Jamaican born Morris became the first black leader of a trade union when he was elected general secretary of the T&G in 1991. He was also a member of the TUC General Council and president of the TUC. In 2006, Morris became a working life peer in the House of Lords.
Mills made history when she became the first black woman to be elected to the TUC General Council and then the first black woman to become TUC president. She was awarded an MBE for services to trade unions and a CBE for services to equal opportunities.
Other trade unionists of note:
Jamaican born and banned from the USA for his trade union activities, Gunter came to the UK and became Birmingham Trades Council’s first black representative.
A leading member of the TUC’s Race Relations Advisory Committee and Equal Rights Committee, Ray was instrumental in campaigning for unions to negotiate equal opportunity polices as part of their collective agreements.
Nigerian born activist best remembered for her campaign against police abuse on the Broadwater Farm estate. Osamor also became a councillor and deputy leader of Haringey council.

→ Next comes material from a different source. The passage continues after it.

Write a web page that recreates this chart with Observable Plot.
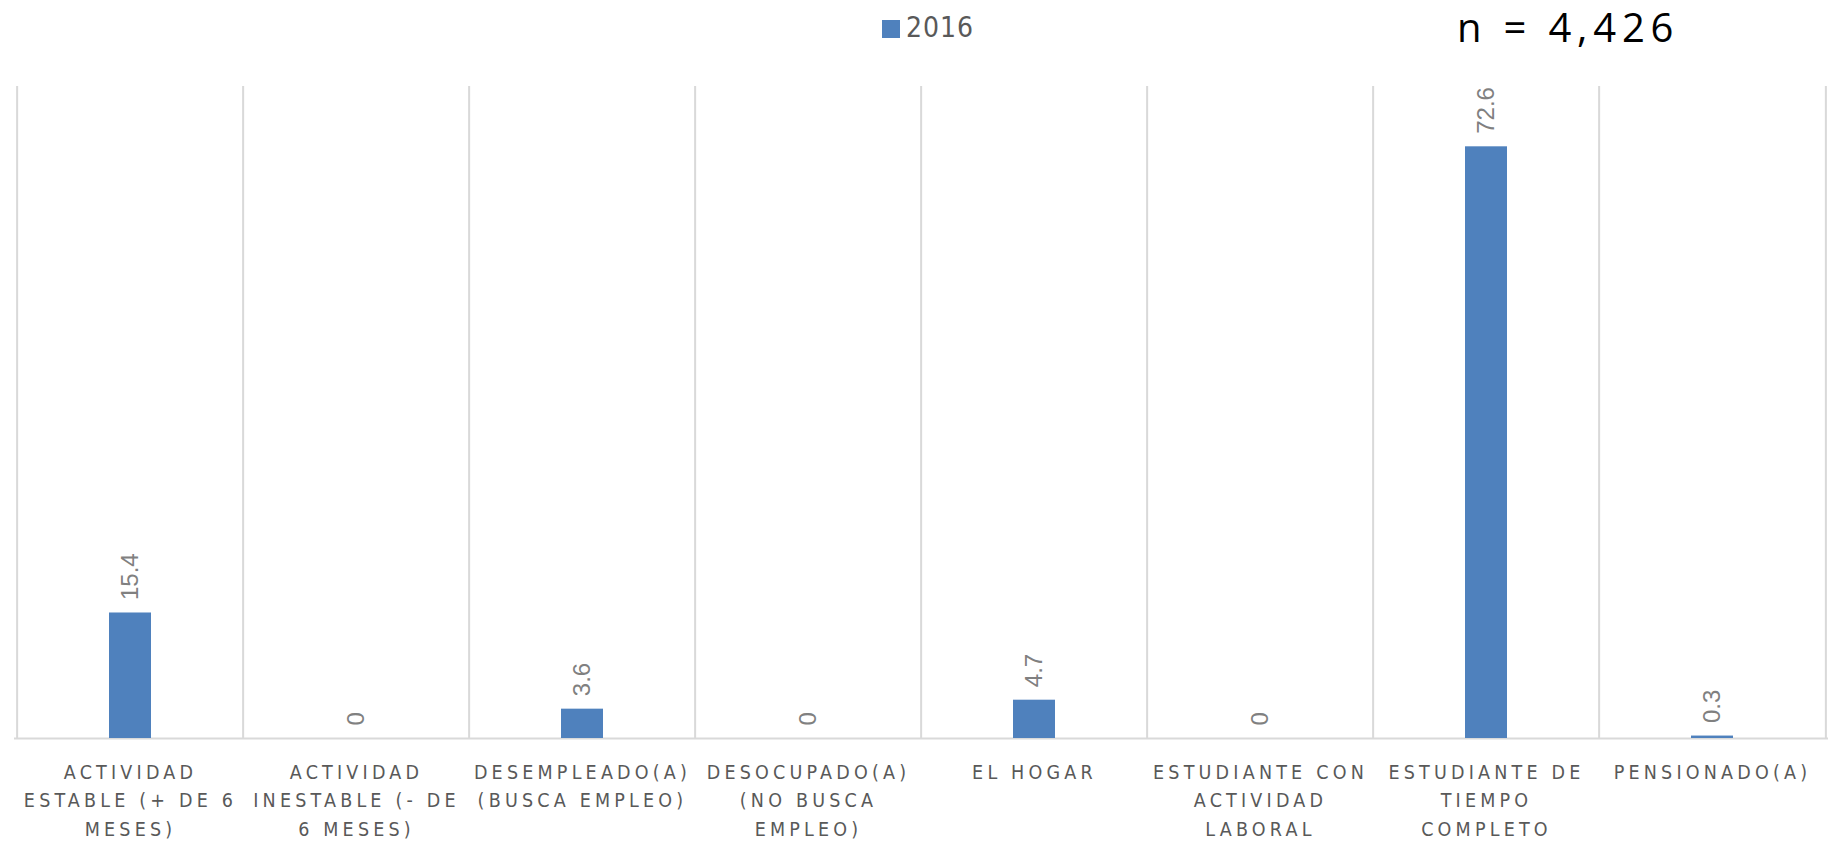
<!DOCTYPE html>
<html>
<head>
<meta charset="utf-8">
<script src="https://cdn.jsdelivr.net/npm/d3@7"></script>
<script src="https://cdn.jsdelivr.net/npm/@observablehq/plot@0.6"></script>
<style>
  body { margin: 0; background: #fff; width: 1835px; height: 841px; overflow: hidden; }
  #head { position: relative; height: 60px; width: 1835px; }
  #sw { position: absolute; left: 882px; top: 20px; width: 18px; height: 18px; background: #4f81bd; }
  #lt { position: absolute; left: 906px; top: 14px; font: 28px/1 "DejaVu Sans Condensed", sans-serif; color: #595959; letter-spacing: 1px; white-space: nowrap; }
  #n { position: absolute; left: 1457px; top: 7px; font: 40px/1 "Open Sans", sans-serif; color: #000; letter-spacing: 5.8px; white-space: nowrap; }
  #chart svg g[aria-label="x-axis tick label"] text { letter-spacing: 4.2px; }
</style>
</head>
<body>
<div id="head">
  <div id="sw"></div>
  <div id="lt">2016</div>
  <div id="n">n = 4,426</div>
</div>
<div id="chart"></div>
<script>
const categories = [
  "ACTIVIDAD ESTABLE (+ DE 6 MESES)",
  "ACTIVIDAD INESTABLE (- DE 6 MESES)",
  "DESEMPLEADO(A) (BUSCA EMPLEO)",
  "DESOCUPADO(A) (NO BUSCA EMPLEO)",
  "EL HOGAR",
  "ESTUDIANTE CON ACTIVIDAD LABORAL",
  "ESTUDIANTE DE TIEMPO COMPLETO",
  "PENSIONADO(A)"
];
const tickLabels = [
  "ACTIVIDAD\nESTABLE (+ DE 6\nMESES)",
  "ACTIVIDAD\nINESTABLE (- DE\n6 MESES)",
  "DESEMPLEADO(A)\n(BUSCA EMPLEO)",
  "DESOCUPADO(A)\n(NO BUSCA\nEMPLEO)",
  "EL HOGAR",
  "ESTUDIANTE CON\nACTIVIDAD\nLABORAL",
  "ESTUDIANTE DE\nTIEMPO\nCOMPLETO",
  "PENSIONADO(A)"
];
const values2016 = [15.4, 0, 3.6, 0, 4.7, 0, 72.6, 0.3];
const seriesName = "2016";
const yDomain = [0, 80];

const data = categories.map((c, i) => ({cat: c, value: values2016[i]}));
const labelOf = new Map(categories.map((c, i) => [c, tickLabels[i]]));

const W = 1835, H = 781, mL = 14, mR = 7, mT = 26, mB = 103;
const bw = (W - mL - mR) / categories.length;
const grid = {stroke: "#d9d9d9", strokeWidth: 2};

const chart = Plot.plot({
  width: W,
  height: H,
  marginLeft: mL,
  marginRight: mR,
  marginTop: mT,
  marginBottom: mB,
  style: {background: "#fff", fontFamily: "'DejaVu Sans Condensed', sans-serif", overflow: "visible"},
  x: {domain: categories, padding: 0, axis: null},
  y: {domain: yDomain, axis: null},
  marks: [
    Plot.ruleX(categories, {x: d => d, dx: -bw / 2, y1: yDomain[0], y2: yDomain[1], ...grid}),
    Plot.ruleX(categories.slice(-1), {x: d => d, dx: bw / 2, y1: yDomain[0], y2: yDomain[1], ...grid}),
    Plot.ruleY([0], grid),
    Plot.barY(data, {x: "cat", y: "value", fill: "#4f81bd", insetLeft: 92, insetRight: 92}),
    Plot.text(data, {
      x: "cat", y: "value", text: d => String(d.value),
      rotate: -90, textAnchor: "start", dy: -13,
      fill: "#808080", fontSize: 24, fontFamily: "'Liberation Sans', Arial, sans-serif"
    }),
    Plot.axisX({
      label: null,
      tickFormat: d => labelOf.get(d),
      tickSize: 0, tickPadding: 20,
      fontSize: 19.5, lineHeight: 1.46, fill: "#595959"
    })
  ]
});
document.getElementById("chart").appendChild(chart);
document.getElementById("lt").textContent = seriesName;
</script>
</body>
</html>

A longtime campaigner, Taylor became the first black woman to be elected to both T&G and Unite executives. Taylor was awarded the TUC Women’s Gold Badge for her dedication to the trade union movement.
In his speech as TUC president, Rooney set one his main priorities to be supporting the women, black workers, disabled workers and LGBT conferences.
A Stonewall trustee and instrumental in setting up UK Black Pride, Opoku-Gyimah is also head of campaigns at PCS.